July 25, 2016
Japan may abolish BSE testing on domestic cattle
Japan is set to abolish mad cow-disease testing for cattle 48 months old and up, after considering findings that risks to human health from abolishing so-called age-based test were negligible.
According to a report released by the US Department of Agriculture's Foreign Agricultural Service in Japan, a sub-committee of the Japanese Food Safety Commission (FSC) agreed with a December 2015 proposal by the Ministry of Health, Labour and Welfare (MHLW) to abolish Japan's current age-based testing of domestic cattle for bovine spongiform encephalopathy (BSE, or mad cow disease).
Japan started BSE testing in 2001, following its first confirmed case of BSE. At present, it requires all cattle 48 months of age and older to be tested for BSE. The December 2015 MHLW proposal was predicated on three factors: 1.) Japan's ruminant feed ban has been and remains effective; 2.) Japan has not detected a single case of classical BSE since the age-based testing threshold was raised to 48 months of age and older; and 3.) Cattle developing atypical BSE are almost over 96 months of age.
The draft report from the FSC sub-committee recommends that cattle 24 months of age and older and demonstrating symptoms of central nervous system diseases will still continue to undergo test for BSE.

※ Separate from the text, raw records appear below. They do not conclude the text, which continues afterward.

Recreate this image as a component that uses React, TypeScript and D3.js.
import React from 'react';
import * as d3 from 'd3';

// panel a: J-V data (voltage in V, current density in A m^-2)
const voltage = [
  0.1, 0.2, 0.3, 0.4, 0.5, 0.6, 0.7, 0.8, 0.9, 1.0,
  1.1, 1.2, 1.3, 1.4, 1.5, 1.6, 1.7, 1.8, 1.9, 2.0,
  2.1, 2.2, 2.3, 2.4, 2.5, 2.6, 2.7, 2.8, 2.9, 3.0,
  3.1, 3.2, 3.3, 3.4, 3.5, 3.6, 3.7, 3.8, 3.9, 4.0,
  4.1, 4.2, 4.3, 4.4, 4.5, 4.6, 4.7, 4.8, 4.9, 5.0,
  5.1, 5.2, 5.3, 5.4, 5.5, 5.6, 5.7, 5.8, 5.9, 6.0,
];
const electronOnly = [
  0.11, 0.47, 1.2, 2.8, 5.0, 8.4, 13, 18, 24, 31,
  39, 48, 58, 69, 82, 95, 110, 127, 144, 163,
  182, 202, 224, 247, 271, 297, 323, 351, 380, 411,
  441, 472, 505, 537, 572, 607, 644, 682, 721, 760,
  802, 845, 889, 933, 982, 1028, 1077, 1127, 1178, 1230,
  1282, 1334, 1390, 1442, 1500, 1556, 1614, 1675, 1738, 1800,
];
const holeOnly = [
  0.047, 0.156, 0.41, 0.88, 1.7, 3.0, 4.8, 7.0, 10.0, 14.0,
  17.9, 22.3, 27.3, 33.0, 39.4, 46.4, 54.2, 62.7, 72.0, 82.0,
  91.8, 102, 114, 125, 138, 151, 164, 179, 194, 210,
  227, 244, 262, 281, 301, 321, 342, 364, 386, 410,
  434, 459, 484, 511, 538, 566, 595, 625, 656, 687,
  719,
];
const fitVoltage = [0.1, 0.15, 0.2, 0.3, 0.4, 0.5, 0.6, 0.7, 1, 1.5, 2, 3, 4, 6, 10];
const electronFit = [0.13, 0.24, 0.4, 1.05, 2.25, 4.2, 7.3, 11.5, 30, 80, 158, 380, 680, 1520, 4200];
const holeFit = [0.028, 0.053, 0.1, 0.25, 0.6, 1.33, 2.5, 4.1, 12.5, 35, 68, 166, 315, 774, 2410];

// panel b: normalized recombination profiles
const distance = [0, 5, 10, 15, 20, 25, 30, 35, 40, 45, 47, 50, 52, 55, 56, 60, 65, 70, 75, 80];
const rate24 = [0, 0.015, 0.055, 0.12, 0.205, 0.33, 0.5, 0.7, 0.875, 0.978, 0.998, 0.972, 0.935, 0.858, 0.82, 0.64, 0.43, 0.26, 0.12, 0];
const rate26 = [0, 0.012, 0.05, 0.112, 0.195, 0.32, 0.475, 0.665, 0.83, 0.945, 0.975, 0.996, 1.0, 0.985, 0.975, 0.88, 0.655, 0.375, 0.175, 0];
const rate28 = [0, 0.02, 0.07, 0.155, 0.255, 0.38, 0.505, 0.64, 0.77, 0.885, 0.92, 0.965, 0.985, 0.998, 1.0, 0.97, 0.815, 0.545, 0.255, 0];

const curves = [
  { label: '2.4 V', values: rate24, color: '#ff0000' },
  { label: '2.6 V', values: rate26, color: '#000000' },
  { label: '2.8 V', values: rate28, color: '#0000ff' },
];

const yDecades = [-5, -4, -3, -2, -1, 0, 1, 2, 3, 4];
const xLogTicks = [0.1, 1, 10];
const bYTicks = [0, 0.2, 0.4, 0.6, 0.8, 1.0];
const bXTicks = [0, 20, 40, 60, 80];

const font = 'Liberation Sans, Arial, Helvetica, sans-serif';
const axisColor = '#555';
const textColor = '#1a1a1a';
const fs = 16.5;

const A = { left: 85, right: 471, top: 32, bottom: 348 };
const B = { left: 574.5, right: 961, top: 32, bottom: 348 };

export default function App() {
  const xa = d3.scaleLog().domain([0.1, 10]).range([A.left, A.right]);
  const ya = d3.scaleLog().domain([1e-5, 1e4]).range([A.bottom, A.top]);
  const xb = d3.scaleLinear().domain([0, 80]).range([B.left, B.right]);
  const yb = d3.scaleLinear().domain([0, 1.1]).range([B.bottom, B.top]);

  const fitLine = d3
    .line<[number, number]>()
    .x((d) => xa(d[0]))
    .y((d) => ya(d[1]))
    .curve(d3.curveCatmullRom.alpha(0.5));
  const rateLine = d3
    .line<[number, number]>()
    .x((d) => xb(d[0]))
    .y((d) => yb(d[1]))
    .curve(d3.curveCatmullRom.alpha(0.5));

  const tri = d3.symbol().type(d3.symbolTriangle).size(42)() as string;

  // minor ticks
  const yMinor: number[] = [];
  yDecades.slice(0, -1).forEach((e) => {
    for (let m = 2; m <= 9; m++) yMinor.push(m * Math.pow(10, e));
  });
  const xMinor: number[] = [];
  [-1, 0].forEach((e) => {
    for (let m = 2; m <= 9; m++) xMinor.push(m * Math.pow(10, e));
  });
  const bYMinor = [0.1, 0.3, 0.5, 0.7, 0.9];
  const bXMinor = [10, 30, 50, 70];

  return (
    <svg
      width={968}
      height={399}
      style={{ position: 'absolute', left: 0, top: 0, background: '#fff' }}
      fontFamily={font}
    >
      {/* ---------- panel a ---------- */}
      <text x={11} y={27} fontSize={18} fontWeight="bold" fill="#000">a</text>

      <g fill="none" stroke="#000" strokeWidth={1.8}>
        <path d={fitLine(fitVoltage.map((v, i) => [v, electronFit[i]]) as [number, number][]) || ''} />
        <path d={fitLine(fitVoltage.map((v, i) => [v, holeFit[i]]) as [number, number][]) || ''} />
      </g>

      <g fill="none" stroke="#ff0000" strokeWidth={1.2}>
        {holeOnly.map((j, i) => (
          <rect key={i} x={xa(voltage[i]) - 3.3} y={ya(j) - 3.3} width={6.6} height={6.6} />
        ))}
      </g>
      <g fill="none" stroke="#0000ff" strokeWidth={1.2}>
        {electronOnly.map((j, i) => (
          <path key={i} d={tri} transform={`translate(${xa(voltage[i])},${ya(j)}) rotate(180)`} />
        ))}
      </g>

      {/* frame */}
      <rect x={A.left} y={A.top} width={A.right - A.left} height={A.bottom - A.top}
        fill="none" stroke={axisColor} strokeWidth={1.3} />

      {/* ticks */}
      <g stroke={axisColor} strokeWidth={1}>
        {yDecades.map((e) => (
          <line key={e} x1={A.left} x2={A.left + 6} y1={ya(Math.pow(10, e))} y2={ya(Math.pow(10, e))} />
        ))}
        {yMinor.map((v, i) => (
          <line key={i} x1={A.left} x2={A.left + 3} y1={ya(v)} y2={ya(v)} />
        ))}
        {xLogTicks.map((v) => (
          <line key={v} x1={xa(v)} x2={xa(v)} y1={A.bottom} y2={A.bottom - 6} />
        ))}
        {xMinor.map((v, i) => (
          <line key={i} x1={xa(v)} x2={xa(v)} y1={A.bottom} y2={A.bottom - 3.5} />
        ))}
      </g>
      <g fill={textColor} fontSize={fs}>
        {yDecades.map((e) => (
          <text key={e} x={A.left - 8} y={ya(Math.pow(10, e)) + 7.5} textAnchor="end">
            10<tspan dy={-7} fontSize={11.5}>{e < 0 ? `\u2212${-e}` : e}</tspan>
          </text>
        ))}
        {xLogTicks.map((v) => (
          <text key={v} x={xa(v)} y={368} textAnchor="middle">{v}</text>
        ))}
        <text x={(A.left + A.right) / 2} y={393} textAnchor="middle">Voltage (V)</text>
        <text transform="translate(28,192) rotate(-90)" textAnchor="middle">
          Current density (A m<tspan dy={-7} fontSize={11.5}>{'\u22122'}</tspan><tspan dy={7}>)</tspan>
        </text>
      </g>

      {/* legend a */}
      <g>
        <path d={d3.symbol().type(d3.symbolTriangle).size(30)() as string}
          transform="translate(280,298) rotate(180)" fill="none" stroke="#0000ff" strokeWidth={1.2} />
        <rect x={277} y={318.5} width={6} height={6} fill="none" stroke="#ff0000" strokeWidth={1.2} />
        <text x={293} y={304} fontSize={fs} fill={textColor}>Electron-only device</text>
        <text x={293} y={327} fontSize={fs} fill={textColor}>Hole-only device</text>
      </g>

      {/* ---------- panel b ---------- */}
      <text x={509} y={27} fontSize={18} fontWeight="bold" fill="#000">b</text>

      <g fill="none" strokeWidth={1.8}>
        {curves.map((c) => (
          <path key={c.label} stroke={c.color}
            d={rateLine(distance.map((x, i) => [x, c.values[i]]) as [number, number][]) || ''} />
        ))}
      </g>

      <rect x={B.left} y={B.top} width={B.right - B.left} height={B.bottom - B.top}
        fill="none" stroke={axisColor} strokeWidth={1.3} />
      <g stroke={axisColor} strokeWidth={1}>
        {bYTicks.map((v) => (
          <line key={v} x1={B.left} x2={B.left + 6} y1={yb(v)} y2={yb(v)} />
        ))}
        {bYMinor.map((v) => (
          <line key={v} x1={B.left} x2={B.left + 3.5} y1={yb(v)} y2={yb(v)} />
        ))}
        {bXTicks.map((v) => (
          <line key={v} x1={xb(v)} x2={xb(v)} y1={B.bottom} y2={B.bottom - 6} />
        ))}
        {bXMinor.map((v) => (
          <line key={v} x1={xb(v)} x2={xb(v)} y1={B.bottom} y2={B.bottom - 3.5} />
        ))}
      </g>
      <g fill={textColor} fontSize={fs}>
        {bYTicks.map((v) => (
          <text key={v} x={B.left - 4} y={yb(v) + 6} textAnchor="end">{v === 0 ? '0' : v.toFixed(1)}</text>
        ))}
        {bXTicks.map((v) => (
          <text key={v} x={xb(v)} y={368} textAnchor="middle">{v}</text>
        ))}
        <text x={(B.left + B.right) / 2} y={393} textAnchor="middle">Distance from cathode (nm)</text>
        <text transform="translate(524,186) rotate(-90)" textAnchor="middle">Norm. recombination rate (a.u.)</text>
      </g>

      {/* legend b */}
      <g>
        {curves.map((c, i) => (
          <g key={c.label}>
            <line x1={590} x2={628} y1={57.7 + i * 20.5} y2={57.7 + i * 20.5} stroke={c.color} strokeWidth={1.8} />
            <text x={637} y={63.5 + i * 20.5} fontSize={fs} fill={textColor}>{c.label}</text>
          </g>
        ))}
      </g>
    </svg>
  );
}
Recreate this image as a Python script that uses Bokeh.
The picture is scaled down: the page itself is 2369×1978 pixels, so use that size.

The FSC said it welcomes public comment until August 11, after which it will finalise the sub-committee's report and submit a regulatory recommendation to MHLW.
MHLW will then conduct outreach events with key stakeholders across the country, including consumer groups, producer groups, prefectural governments and legislators. It will also publish a draft revision to the relevant Ministerial Ordinance, initiating a subsequent 30-day public comment period.
After considering information collected during the public comment period, MHLW will finalise its draft and revise the Ministerial Ordinance accordingly.